After breakfast we went to the library. Like many of the libraries we've visited this year, it had convenient hours and was comfortable and well-equipped with computers. On a lark I sent an email to our local paper in New Hampshire, telling them about our trip. They responded within an hour and the next day a reporter interviewed us. Here's the link to the story: 
https://www.fosters.com/news/20200111/ordinary-seacoast-couple-hoping-to-inspire-compassion-dreams-through-yearlong-us-bike-tour

This charming little hotel would be home for our next two nights in Columbus while we waited for the wind to shift. It had a courtyard in the back and several common rooms inside. The owner had decorated it in a Mexican Victorian style. He always had a variety of snacks and tea available, perfect for hungry cyclists. There were only six rooms. During the week three of them were rented to truck drivers working on the Wall.

There wasn't a whole lot to do in Columbus. After visiting the library we checked into the Los Milagros Hotel, clearly a diamond in the rough. The only grocery store in town didn't have much in the way of anything and we only found one restaurant open which served mediocre Mexican food. But that was all okay. We were happy hanging out at our hotel. Keeping up with this blog takes a lot of time and I am having a lot of fun with it.

We popped into the Columbus history museum where we learned about the March 9, 1916, attack on the community by Mexican outlaws.

After riding around the country and seeing so much of our history defined by men, with women mentioned only as  "madams" or "soiled doves," it was really nice to see this.

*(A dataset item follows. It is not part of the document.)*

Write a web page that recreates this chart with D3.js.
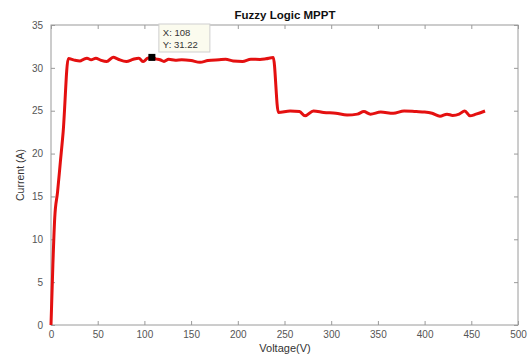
<!DOCTYPE html>
<html>
<head>
<meta charset="utf-8">
<script src="https://cdn.jsdelivr.net/npm/d3@7"></script>
<style>
  html, body { margin: 0; padding: 0; background: #fff; }
  svg { display: block; font-family: "Liberation Sans", Arial, sans-serif; }
</style>
</head>
<body>
<svg id="chart" width="531" height="354"></svg>
<script>
// Operating trajectory of the fuzzy-logic MPPT controller (current vs voltage)
const voltage = [0, 2, 4, 7, 10, 13, 18.5, 25, 31, 35, 38.5, 43, 48, 53, 59.6, 66.6, 72, 80.7, 88, 94, 98.8, 103, 108,
  112, 116.7, 121, 126, 133, 140, 150, 159.5, 168, 180, 187, 195, 205, 214, 223.8, 230, 238,
  243.4, 256, 266, 272, 281, 292, 305, 317, 328, 335, 342, 353, 366.5, 378, 391, 400, 408, 416.5, 424,
  430, 437, 443, 448.6, 455, 464.7];
const current = [0, 7, 12.5, 15.5, 19, 22.5, 31.1, 30.9, 30.8, 31.0, 31.12, 30.95, 31.12, 30.9, 30.73, 31.24, 31.0, 30.74, 31.0, 31.12, 30.73, 31.1, 31.22,
  31.05, 30.95, 30.75, 31.0, 30.9, 30.95, 30.85, 30.65, 30.85, 30.95, 31.0, 30.8, 30.75, 31.0, 30.98, 31.05, 31.2,
  24.8, 24.97, 24.9, 24.4, 24.97, 24.8, 24.7, 24.5, 24.6, 24.9, 24.6, 24.85, 24.7, 24.97, 24.9, 24.85, 24.7, 24.35, 24.6,
  24.45, 24.6, 24.97, 24.4, 24.6, 24.97];

const xTicks = [0, 50, 100, 150, 200, 250, 300, 350, 400, 450, 500];
const yTicks = [0, 5, 10, 15, 20, 25, 30, 35];
const tip = { v: 108, i: 31.22 };

const svg = d3.select("#chart");
const m = { left: 51, right: 13, top: 25, bottom: 29 };
const W = 531, H = 354;

const x = d3.scaleLinear().domain([0, 500]).range([m.left, W - m.right]);
const y = d3.scaleLinear().domain([0, 35]).range([H - m.bottom, m.top]);

const axisColor = "#9a9a9a";
const labelColor = "#555";

// frame
svg.append("rect")
  .attr("x", x(0)).attr("y", y(35))
  .attr("width", x(500) - x(0)).attr("height", y(0) - y(35))
  .attr("fill", "#fff").attr("stroke", axisColor).attr("stroke-width", 1);

function styleAxis(g, showText) {
  g.select(".domain").remove();
  g.selectAll(".tick line").attr("stroke", axisColor);
  g.selectAll(".tick text")
    .attr("fill", showText ? labelColor : "none")
    .attr("font-size", 10);
}

// inward ticks, MATLAB style
svg.append("g").attr("transform", `translate(0,${y(0)})`)
  .call(d3.axisBottom(x).tickValues(xTicks).tickSize(-4).tickPadding(6).tickFormat(d3.format("d")))
  .call(g => styleAxis(g, true));
svg.append("g").attr("transform", `translate(0,${y(35)})`)
  .call(d3.axisTop(x).tickValues(xTicks).tickSize(-4).tickFormat(""))
  .call(g => styleAxis(g, false));
svg.append("g").attr("transform", `translate(${x(0)},0)`)
  .call(d3.axisLeft(y).tickValues(yTicks).tickSize(-4).tickPadding(8).tickFormat(d3.format("d")))
  .call(g => styleAxis(g, true));
svg.append("g").attr("transform", `translate(${x(500)},0)`)
  .call(d3.axisRight(y).tickValues(yTicks).tickSize(-4).tickFormat(""))
  .call(g => styleAxis(g, false));

// curve
const pts = voltage.map((v, k) => [v, current[k]]);
svg.append("path")
  .datum(pts)
  .attr("fill", "none")
  .attr("stroke", "#e41010")
  .attr("stroke-width", 3)
  .attr("stroke-linejoin", "round")
  .attr("d", d3.line().x(d => x(d[0])).y(d => y(d[1])).curve(d3.curveMonotoneX));

// data tip
svg.append("rect")
  .attr("x", x(tip.v) - 3.5).attr("y", y(tip.i) - 3.5)
  .attr("width", 7).attr("height", 7).attr("fill", "#000");
const bx = x(tip.v) + 7, by = y(35) - 1;
svg.append("rect")
  .attr("x", bx).attr("y", by).attr("width", 51).attr("height", 28)
  .attr("fill", "#fbfbee").attr("stroke", "#cfcfcf");
svg.append("text").attr("x", bx + 4).attr("y", by + 12)
  .attr("font-size", 9.5).attr("fill", "#333").text(`X: ${tip.v}`);
svg.append("text").attr("x", bx + 4).attr("y", by + 24)
  .attr("font-size", 9.5).attr("fill", "#333").text(`Y: ${tip.i.toFixed(2)}`);

// titles
svg.append("text").attr("x", 285).attr("y", 19).attr("text-anchor", "middle")
  .attr("font-size", 11.5).attr("font-weight", "bold").attr("fill", "#111")
  .text("Fuzzy Logic MPPT");
svg.append("text").attr("x", 285).attr("y", 351.5).attr("text-anchor", "middle")
  .attr("font-size", 11).attr("fill", "#333").text("Voltage(V)");
svg.append("text")
  .attr("transform", `translate(24,${(y(0) + y(35)) / 2}) rotate(-90)`)
  .attr("text-anchor", "middle").attr("font-size", 10.5).attr("fill", "#333")
  .text("Current (A)");
</script>
</body>
</html>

On Tuesday, January 7, we bicycled three miles to the Mexican border and walked to Palomas for lunch. The town is filled with dental offices. People travel from all over the United States and cross the border for low-cost dental care. One of the women in the Columbus visitors center said she retired to Columbus so that she could easily go to Mexico for dental care. And we're building a wall? Something here doesn't make sense.

Everyone talked about The Pink Store as the place to go for lunch in Palomas so we had to check it out. It is filled with everything Mexican for sale. I love all the colors. The food was okay.

On 
Wednesday, January 8, we set out to cover the 84 miles to El Paso, Texas.
The Wall, being built before our very eyes.


With a slight headwind, mostly flat terrain, and nothing along the way to distract us we arrived in Texas and our Warm Showers accommodation after 9 1/2 hours.